After he abandoned the film business, B.D.'s husband worked as a commodity futures broker and the owner of a home services agency. But to friends like Charles Pollock, Bette complained that Jeremy was "a leech and a ne'er-do-well" who seemed somehow to have cast a spell over her daughter. According to Bette, Jeremy seemed scarcely to appreciate B.D.'s tireless efforts on his behalf. One of Bette's favorite stories about Jeremy told how B.D. had labored for hours to make him a special dessert of napoleon pastries. When B.D. served the pastries, Bette said, the demanding Englishman's only reaction was to take a bite and pronounce, "Not quite up to snuff, dearie."

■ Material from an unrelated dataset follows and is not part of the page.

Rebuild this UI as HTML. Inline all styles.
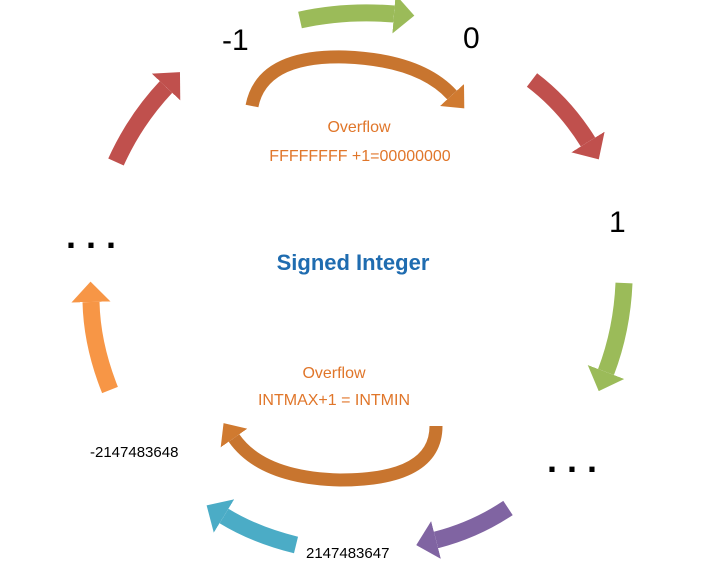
<!DOCTYPE html>
<html><head><style>
html,body{margin:0;padding:0;background:#fff;width:715px;height:583px;overflow:hidden}
</style></head><body>
<svg width="715" height="583" viewBox="0 0 715 583" xmlns="http://www.w3.org/2000/svg" font-family="Liberation Sans, sans-serif">
<defs>
<marker id="hg" viewBox="0 0 10 10" refX="0" refY="5" markerWidth="1.2" markerHeight="2.3" orient="auto" preserveAspectRatio="none"><path d="M0,0 L10,5 L0,10 z" fill="#9bbb59"/></marker>
<marker id="hr" viewBox="0 0 10 10" refX="0" refY="5" markerWidth="1.2" markerHeight="2.3" orient="auto" preserveAspectRatio="none"><path d="M0,0 L10,5 L0,10 z" fill="#c0504d"/></marker>
<marker id="hp" viewBox="0 0 10 10" refX="0" refY="5" markerWidth="1.2" markerHeight="2.3" orient="auto" preserveAspectRatio="none"><path d="M0,0 L10,5 L0,10 z" fill="#8064a2"/></marker>
<marker id="hc" viewBox="0 0 10 10" refX="0" refY="5" markerWidth="1.2" markerHeight="2.3" orient="auto" preserveAspectRatio="none"><path d="M0,0 L10,5 L0,10 z" fill="#4bacc6"/></marker>
<marker id="ho" viewBox="0 0 10 10" refX="0" refY="5" markerWidth="1.2" markerHeight="2.3" orient="auto" preserveAspectRatio="none"><path d="M0,0 L10,5 L0,10 z" fill="#f79646"/></marker>
<marker id="hb" viewBox="0 0 10 10" refX="0" refY="5" markerWidth="1.4" markerHeight="2.5" orient="auto" preserveAspectRatio="none"><path d="M0,0 L10,5 L0,10 z" fill="#d07a30"/></marker>
</defs>
<g fill="none" stroke-width="17">
<path d="M300,20 Q345,10 394,14" stroke="#9bbb59" marker-end="url(#hg)"/>
<path d="M532,80 Q565,105 588,142" stroke="#c0504d" marker-end="url(#hr)"/>
<path d="M624,283 Q622,330 606,372" stroke="#9bbb59" marker-end="url(#hg)"/>
<path d="M508,508 Q475,530 436,540" stroke="#8064a2" marker-end="url(#hp)"/>
<path d="M296,545 Q255,535 224,516" stroke="#4bacc6" marker-end="url(#hc)"/>
<path d="M110,390 Q92,345 91,302" stroke="#f79646" marker-end="url(#ho)"/>
<path d="M116,162 Q135,120 166,87" stroke="#c0504d" marker-end="url(#hr)"/>
</g>
<g fill="none" stroke="#c8752f" stroke-width="13">
<path d="M252,106 Q262,55 345,57 Q420,60 452,95" marker-end="url(#hb)"/>
<path d="M436,426 Q436,480 340,480 Q262,478 234,438" marker-end="url(#hb)"/>
</g>
<g font-size="30" fill="#000">
<text x="222" y="50">-1</text>
<text x="463" y="48">0</text>
<text x="609" y="232">1</text>
<text x="66" y="248" font-size="36" font-weight="bold">. . .</text>
<text x="547" y="472" font-size="36" font-weight="bold">. . .</text>
</g>
<g font-size="15" fill="#000">
<text x="90" y="457">-2147483648</text>
<text x="306" y="558">2147483647</text>
</g>
<g font-size="16" fill="#e0762a" text-anchor="middle">
<text x="359" y="132">Overflow</text>
<text x="360" y="161">FFFFFFFF +1=00000000</text>
<text x="334" y="378">Overflow</text>
<text x="334" y="405">INTMAX+1 = INTMIN</text>
</g>
<text x="353" y="270" font-size="22" font-weight="bold" fill="#1f6cb0" text-anchor="middle">Signed Integer</text>
</svg>
</body></html>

Bette never seemed to give up trying to create problems between B.D. and Jeremy, much as Ruthie had worked to undermine Bette's marriages. But it seems equally true that on some level B.D. relished doing battle with her mother, whose years of violent collisions with Ruthie these two appeared to recapitulate. "They were all right as long as Bette was not dictatorial and telling B.D. what

to do," says Stephanie Landsman. "The minute she tried to dictate to B.D., B.D. jumped at her. Or if she made a comment that B.D. thought was stupid, B.D. would tell her, 'Don't talk such rot; it's nonsense.' She'd stay pretty quiet afterward. It was as though she was rather in awe of B.D. B.D. was the only person I knew that could really manage her and keep her in tow."

For all Bette's incessant taunting of Jeremy (whom she called "Jer," while he called her "Mudder in Law"), a glance at her diary suggests that she was anxious to please him with gifts precisely calculated to suit his taste (a piece of silver from Asprey's in London; a sweater whose wool must be of a certain weight to meet Jeremy's standards); and when the question arises of giving her daughter an allowance, Bette reminds herself to seek Jeremy's permission first. "Bette gave B.D. everything, anything she wanted," says Robin Brown. For her part, however, B.D. regarded her mother's cornucopia of gifts less as evidence of Davis's generosity than as an unabashed attempt to "buy" her and her husband, much as Bette had bought Bobby's devotion through the years. Like Ruthie, Bette was willing to make sacrifices for her beloved daughter but expected to be paid back. "Ruthie never let Bette forget that what she had done for her in the early years had been at great cost,'' says Dori Brenner. "And in turn, Bette never let anybody around her forget what it had cost her to help them. Bette's generosity always had strings attached. Always."